## start RECORDS PROVIDED
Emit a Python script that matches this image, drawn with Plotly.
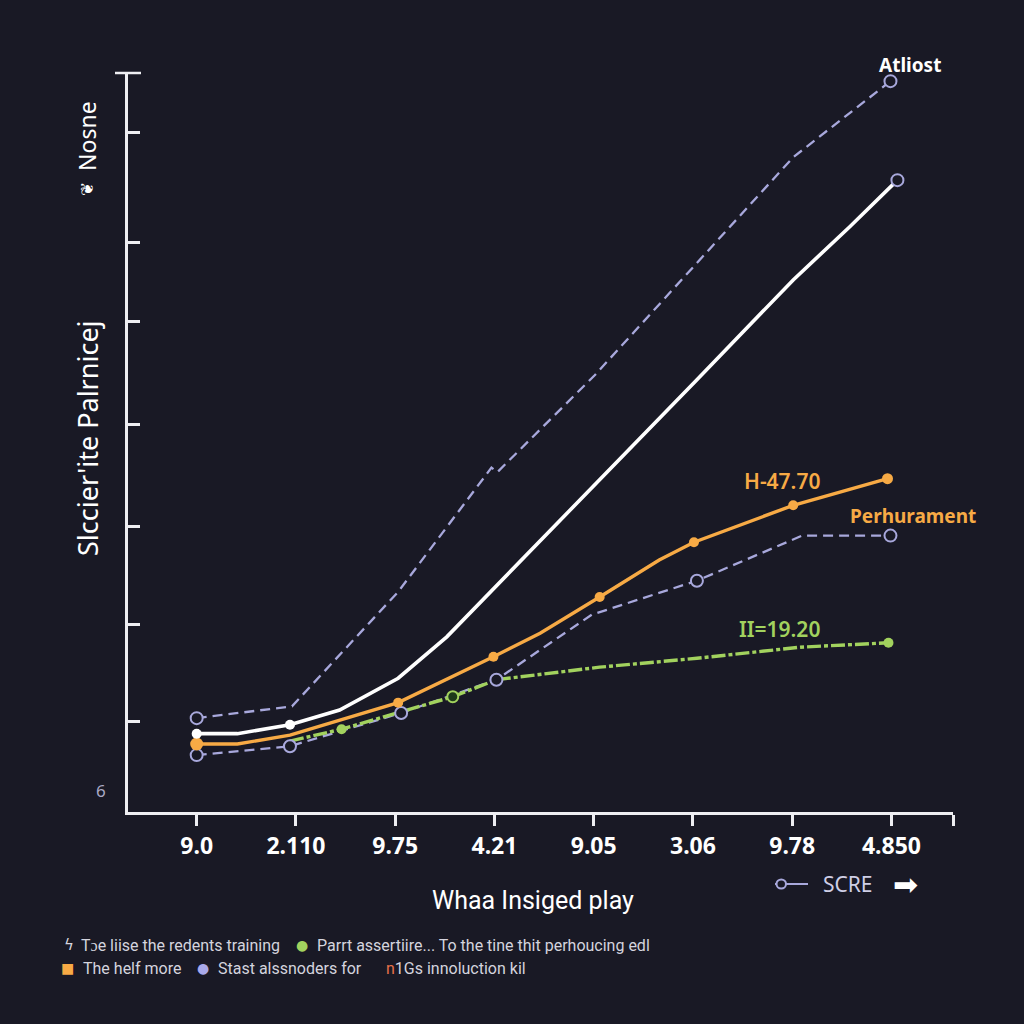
import plotly.graph_objects as go

# ---------------- data ----------------
x_labels = ["9.0", "2.110", "9.75", "4.21", "9.05", "3.06", "9.78", "4.850"]
x_tick_pos = [0, 1, 2, 3, 4, 5, 6, 7]

upper_x = [0, 0.96, 2.03, 2.97, 3.03, 4.01, 5.02, 6.01, 6.99]
upper_y = [12.7, 14.3, 29.8, 46.6, 46.0, 59.1, 74.0, 88.6, 98.9]

white_x = [0, 0.41, 0.94, 1.44, 2.03, 2.52, 5.04, 6.01, 6.58, 7.06]
white_y = [10.6, 10.6, 11.8, 13.8, 18.1, 23.7, 58.5, 72.0, 79.2, 85.5]

orange_x = [0, 0.41, 0.94, 2.03, 2.99, 3.46, 4.06, 4.66, 5.01, 6.01, 6.96]
orange_y = [9.2, 9.2, 10.4, 14.8, 21.0, 24.2, 29.1, 34.1, 36.5, 41.5, 45.1]

lower_x = [0, 0.94, 2.06, 3.02, 3.98, 5.04, 6.10, 6.99]
lower_y = [7.7, 8.9, 13.4, 17.9, 26.7, 31.3, 37.4, 37.4]

green_x = [0.94, 1.46, 2.58, 3.02, 4.06, 5.04, 6.08, 6.97]
green_y = [9.6, 11.2, 15.6, 17.9, 19.6, 20.8, 22.3, 22.9]

y_tick_vals = [12.3, 25.4, 38.7, 52.5, 66.4, 77.1, 92.0, 100]

# which points carry markers
upper_mk = [0, 8]
white_fill_mk = [0, 2]
white_open_mk = [9]
orange_mk = [0, 3, 4, 6, 8, 9, 10]
lower_mk = [0, 1, 2, 3, 5, 7]
green_fill_mk = [1, 7]
green_open_mk = [2]

# ---------------- styles ----------------
BG = "#191925"
LAV = "#a8a8dc"
ORANGE = "#f7aa45"
GREEN = "#a2d25e"
WHITE = "#ffffff"
AXIS = "#eeeef2"

def pick(xs, ys, idx):
    return [xs[i] for i in idx], [ys[i] for i in idx]

fig = go.Figure()

# lines
fig.add_trace(go.Scatter(x=lower_x, y=lower_y, mode="lines",
                         line=dict(color=LAV, width=2.3, dash="10px,6px"), showlegend=False))
fig.add_trace(go.Scatter(x=green_x, y=green_y, mode="lines",
                         line=dict(color=GREEN, width=3.4, dash="14px,3px,4px,3px"), showlegend=False))
fig.add_trace(go.Scatter(x=orange_x, y=orange_y, mode="lines",
                         line=dict(color=ORANGE, width=3.4), showlegend=False))
fig.add_trace(go.Scatter(x=white_x, y=white_y, mode="lines",
                         line=dict(color=WHITE, width=3.6), showlegend=False))
fig.add_trace(go.Scatter(x=upper_x, y=upper_y, mode="lines",
                         line=dict(color=LAV, width=2.3, dash="10px,6px"), showlegend=False))

# markers
mx, my = pick(lower_x, lower_y, lower_mk)
fig.add_trace(go.Scatter(x=mx, y=my, mode="markers", showlegend=False,
                         marker=dict(size=12, color=BG, line=dict(color=LAV, width=2))))
mx, my = pick(green_x, green_y, green_fill_mk)
fig.add_trace(go.Scatter(x=mx, y=my, mode="markers", showlegend=False,
                         marker=dict(size=10, color=GREEN, opacity=1, line=dict(width=0))))
mx, my = pick(green_x, green_y, green_open_mk)
fig.add_trace(go.Scatter(x=mx, y=my, mode="markers", showlegend=False,
                         marker=dict(size=11, color="#1e3a1a", line=dict(color=GREEN, width=2))))
mx, my = pick(orange_x, orange_y, orange_mk)
fig.add_trace(go.Scatter(x=mx, y=my, mode="markers", showlegend=False,
                         marker=dict(size=[13, 10, 10, 10, 10, 10, 11], color=ORANGE, opacity=1,
                                     line=dict(width=0))))
mx, my = pick(white_x, white_y, white_fill_mk)
fig.add_trace(go.Scatter(x=mx, y=my, mode="markers", showlegend=False,
                         marker=dict(size=10, color=WHITE, opacity=1, line=dict(width=0))))
mx, my = pick(white_x, white_y, white_open_mk)
fig.add_trace(go.Scatter(x=mx, y=my, mode="markers", showlegend=False,
                         marker=dict(size=12, color=BG, line=dict(color=LAV, width=2))))
mx, my = pick(upper_x, upper_y, upper_mk)
fig.add_trace(go.Scatter(x=mx, y=my, mode="markers", showlegend=False,
                         marker=dict(size=12, color=BG, line=dict(color=LAV, width=2))))

# ---------------- layout ----------------
L, R, T, B = 128, 953, 73, 812
W, H = R - L, B - T

def PX(p):
    return (p - L) / W

def PY(p):
    return (B - p) / H

fig.update_layout(
    width=1024, height=1024,
    margin=dict(l=L, r=1024 - R, t=T, b=1024 - B, pad=0),
    paper_bgcolor=BG, plot_bgcolor=BG,
    showlegend=False,
    font=dict(family="Noto Sans", color=WHITE),
)

fig.update_xaxes(
    range=[-0.692, 7.62], showgrid=False, zeroline=False,
    showline=True, linecolor=AXIS, linewidth=2.5,
    tickmode="array", tickvals=x_tick_pos + [7.62], ticktext=x_labels + [""],
    ticks="outside", ticklen=11, tickwidth=2.5, tickcolor=AXIS,
    ticklabelstandoff=1,
    tickfont=dict(family="Noto Sans", size=23, color=WHITE, weight="bold"),
)
fig.update_yaxes(
    range=[0, 100], showgrid=False, zeroline=False,
    showline=True, linecolor=AXIS, linewidth=2.5,
    tickmode="array", tickvals=y_tick_vals, ticktext=[""] * len(y_tick_vals),
    ticks="inside", ticklen=12, tickwidth=2.5, tickcolor=AXIS,
)

shapes = [
    dict(type="line", xref="paper", yref="paper", x0=PX(115), x1=PX(141), y0=1.0, y1=1.0,
         line=dict(color=AXIS, width=2.5)),
    dict(type="line", xref="paper", yref="paper", x0=PX(775), x1=PX(808), y0=PY(884), y1=PY(884),
         line=dict(color=LAV, width=2)),
    dict(type="circle", xref="paper", yref="paper", x0=PX(776.5), x1=PX(786), y0=PY(888.5), y1=PY(879.5),
         fillcolor=BG, line=dict(color=LAV, width=2)),
]
fig.update_layout(shapes=shapes)

def ann(px, py, text, size, color, weight="normal", family="Noto Sans", xanchor="center", angle=0):
    return dict(xref="paper", yref="paper", x=PX(px), y=PY(py), text=text, showarrow=False,
                xanchor=xanchor, yanchor="middle", textangle=angle,
                font=dict(family=family, size=size, color=color, weight=weight))

TXT = "#d4d4de"
annotations = [
    ann(910, 65, "Atliost", 19, WHITE, "bold"),
    ann(782, 481, "H-47.70", 21, ORANGE, 600),
    ann(913, 516, "Perhurament", 19, ORANGE, "bold"),
    ann(779, 629, "II=19.20", 21, GREEN, 600),
    ann(101, 790, "6", 17, "#a8a8c4"),
    ann(87, 438, "Slccier'ite Palrnicej", 27, WHITE, angle=-90),
    ann(87, 136, "Nosne", 23, WHITE, angle=-90),
    ann(87, 189, "\u2766", 17, WHITE, angle=-90, family="DejaVu Sans"),
    ann(533, 900, "Whaa Insiged play", 25, WHITE, family="Roboto"),
    ann(848, 884, "SCRE", 21, "#cfcfe6"),
    ann(905, 884, "\u27a1", 30, WHITE, family="DejaVu Sans"),
    # bottom legend rows
    ann(62, 945, "\u03df", 15, TXT, xanchor="left", family="DejaVu Sans"),
    ann(79, 945, "T\u0254e liise the redents training", 16, TXT, xanchor="left", family="Roboto"),
    ann(302, 945, "\u25cf", 14, GREEN, family="DejaVu Sans"),
    ann(315, 945, "Parrt assertiire... To the tine thit perhoucing edl", 16, TXT, xanchor="left", family="Roboto"),
    ann(67, 968, "\u25a0", 14, ORANGE, family="DejaVu Sans"),
    ann(81, 968, "The helf more", 16, TXT, xanchor="left", family="Roboto"),
    ann(203, 968, "\u25cf", 14, "#a9a9ea", family="DejaVu Sans"),
    ann(216, 968, "Stast alssnoders for", 16, TXT, xanchor="left", family="Roboto"),
    ann(384, 968, "<span style='color:#e8704a'>n</span>1Gs innoluction kil", 16, TXT, xanchor="left", family="Roboto"),
]
fig.update_layout(annotations=annotations)

fig.write_html(
    "out.html",
    config={"displayModeBar": False},
    post_script="document.body.style.margin='0';document.body.style.background='" + BG + "';",
)
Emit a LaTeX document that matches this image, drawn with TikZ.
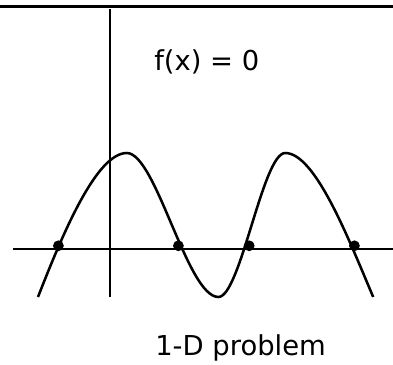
## end RECORDS PROVIDED
▶ _GIVEN PROBLEM_
Copy the records above exactly, from the first line through the line containing "upper_y = [12.7, 14.3, 29.8, 46.6, 46.0, 59.1, 74.0, 88.6, 98.9]", and leave out the pictures.

▶ _CORRECT RESULT_
Emit a Python script that matches this image, drawn with Plotly.
import plotly.graph_objects as go

# ---------------- data ----------------
x_labels = ["9.0", "2.110", "9.75", "4.21", "9.05", "3.06", "9.78", "4.850"]
x_tick_pos = [0, 1, 2, 3, 4, 5, 6, 7]

upper_x = [0, 0.96, 2.03, 2.97, 3.03, 4.01, 5.02, 6.01, 6.99]
upper_y = [12.7, 14.3, 29.8, 46.6, 46.0, 59.1, 74.0, 88.6, 98.9]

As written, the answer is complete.